Confused and confusing
27 November 2009 | by (Montigny-lès-Metz, France) – See all my reviews

"Bel ordure", the first feature directed by Jean Marboeuf in 1973, is an ambitious film. Which is not good news, for an ambitious film that fails is much worse than light fare fizzling out. Grasp all, lose all, that is in fact what happens here to Marboeuf who aims to tell at the same time a realistic noir story, to mix stark realism and the tricks of cabaret acts, to make an anarchist commentary on French society, to handle the problem of French exactions during the Algerian war, to examine the hardships of living as a couple, to denounce the corruption in the police forces and the excesses of show business … This is too much for a fledgling director who has designed his film as a jigsaw puzzle. Why not, but the trouble is that a standard viewer like me remained … puzzled! As a matter fact, while watching the film I could never figure out what was going on … until I read a summary on a website that finally enlightened me! That takes the cake, doesn't it?

Terribly confused and confusing, "Bel ordure" is anything but captivating. How can you relate to the characters when you do not understand what is happening? To make matters worse, the action proceeds at a listless pace. Yawns guaranteed.

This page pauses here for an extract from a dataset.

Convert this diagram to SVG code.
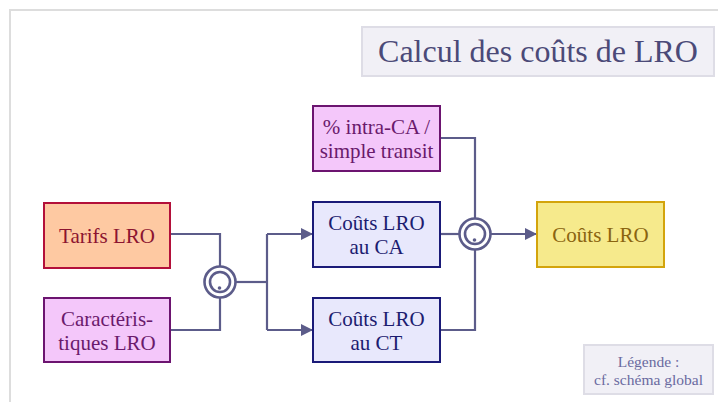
<svg xmlns="http://www.w3.org/2000/svg" width="718" height="403" viewBox="0 0 718 403">
  <defs>
    <style>
      text { font-family: 'Liberation Serif', 'Times New Roman', serif; text-anchor: middle; }
      .label { font-size: 21px; }
      .box { stroke-width: 2; }
      .panel { fill: #f1f0f6; stroke: #dedde6; stroke-width: 2; }
      .wire { fill: none; stroke: #5c5c8a; stroke-width: 2.2; }
      .ring { fill: #ffffff; stroke: #5c5c8a; stroke-width: 2.6; }
      .dot { fill: #5c5c8a; }
      .orange { fill: #fec9a2; stroke: #b3103a; }
      .pink { fill: #f4c7fa; stroke: #6c1470; }
      .blue { fill: #e8e8fc; stroke: #1a1a78; }
      .yellow { fill: #f6ea8c; stroke: #d3a40c; }
      .t-orange { fill: #8c1430; }
      .t-pink { fill: #6a1a6c; }
      .t-blue { fill: #1c1c70; }
      .t-yellow { fill: #8a6410; }
    </style>
    <marker id="arrow" markerWidth="12" markerHeight="12" refX="12" refY="6" orient="auto" markerUnits="userSpaceOnUse">
      <path d="M0,0 L12,6 L0,12 Z" fill="#5c5c8a"/>
    </marker>
    <!-- combination node: double ring with a dot -->
    <g id="junction-symbol">
      <circle class="ring" cx="0" cy="0" r="15.5"/>
      <circle class="ring" cx="0" cy="0" r="10"/>
      <circle class="dot" cx="-0.5" cy="6" r="1.8"/>
    </g>
  </defs>

  <rect width="718" height="403" fill="#ffffff"/>
  <!-- outer frame, open on the right and bottom -->
  <path d="M10,402 V10 H718" fill="none" stroke="#dddddd" stroke-width="2"/>

  <!-- title -->
  <g id="title">
    <rect class="panel" x="362" y="27" width="352" height="49"/>
    <text x="538" y="62" font-size="32" fill="#4b4a78">Calcul des coûts de LRO</text>
  </g>

  <!-- connectors -->
  <g id="connectors">
    <path class="wire" d="M170,234 H220 V266"/>
    <path class="wire" d="M170,330 H220 V298"/>
    <path class="wire" d="M236,282 H267"/>
    <path class="wire" d="M267,234 V330"/>
    <path class="wire" d="M267,234 H313" marker-end="url(#arrow)"/>
    <path class="wire" d="M267,330 H313" marker-end="url(#arrow)"/>
    <path class="wire" d="M440,138 H475 V218"/>
    <path class="wire" d="M440,234 H459"/>
    <path class="wire" d="M440,330 H475 V250"/>
    <path class="wire" d="M491,234 H537" marker-end="url(#arrow)"/>
  </g>

  <!-- combination nodes -->
  <g id="junction1"><use href="#junction-symbol" x="220" y="282"/></g>
  <g id="junction2"><use href="#junction-symbol" x="475" y="234"/></g>

  <!-- nodes -->
  <g id="tarifs">
    <rect class="box orange" x="44" y="203" width="126" height="65"/>
    <text class="label t-orange" x="107" y="243">Tarifs LRO</text>
  </g>
  <g id="caracteristiques">
    <rect class="box pink" x="44" y="298" width="126" height="64"/>
    <text class="label t-pink" x="107" y="326">Caractéris-</text>
    <text class="label t-pink" x="107" y="350">tiques LRO</text>
  </g>
  <g id="intra">
    <rect class="box pink" x="313" y="106" width="127" height="65"/>
    <text class="label t-pink" x="376.5" y="134">% intra-CA /</text>
    <text class="label t-pink" x="376.5" y="158">simple transit</text>
  </g>
  <g id="couts-ca">
    <rect class="box blue" x="313" y="202" width="127" height="65"/>
    <text class="label t-blue" x="376.5" y="230">Coûts LRO</text>
    <text class="label t-blue" x="376.5" y="254">au CA</text>
  </g>
  <g id="couts-ct">
    <rect class="box blue" x="313" y="298" width="127" height="64"/>
    <text class="label t-blue" x="376.5" y="326">Coûts LRO</text>
    <text class="label t-blue" x="376.5" y="350">au CT</text>
  </g>
  <g id="couts">
    <rect class="box yellow" x="537" y="202" width="127" height="65"/>
    <text class="label t-yellow" x="600.5" y="242">Coûts LRO</text>
  </g>

  <!-- legend -->
  <g id="legende">
    <rect class="panel" x="584" y="345" width="129" height="49"/>
    <text x="648.5" y="367" font-size="15.5" fill="#6a6aa0">Légende :</text>
    <text x="648.5" y="385" font-size="15.5" fill="#6a6aa0">cf. schéma global</text>
  </g>
</svg>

The superior cast (Claude Brasseur, Jean Rochefort, José Artur, Fernand Ledoux) is wasted, which is too bad. The exception which proves the rule is Bulle Ogier as the young cabaret singer. She has a lot of unaffected charm. In addition, the original songs she performs are offbeat and incisive (to be fair, the chilling lyrics are signed Marboeuf). For sure, Ogier and her anarchist songs will be the only things I will remember of this otherwise boring mess.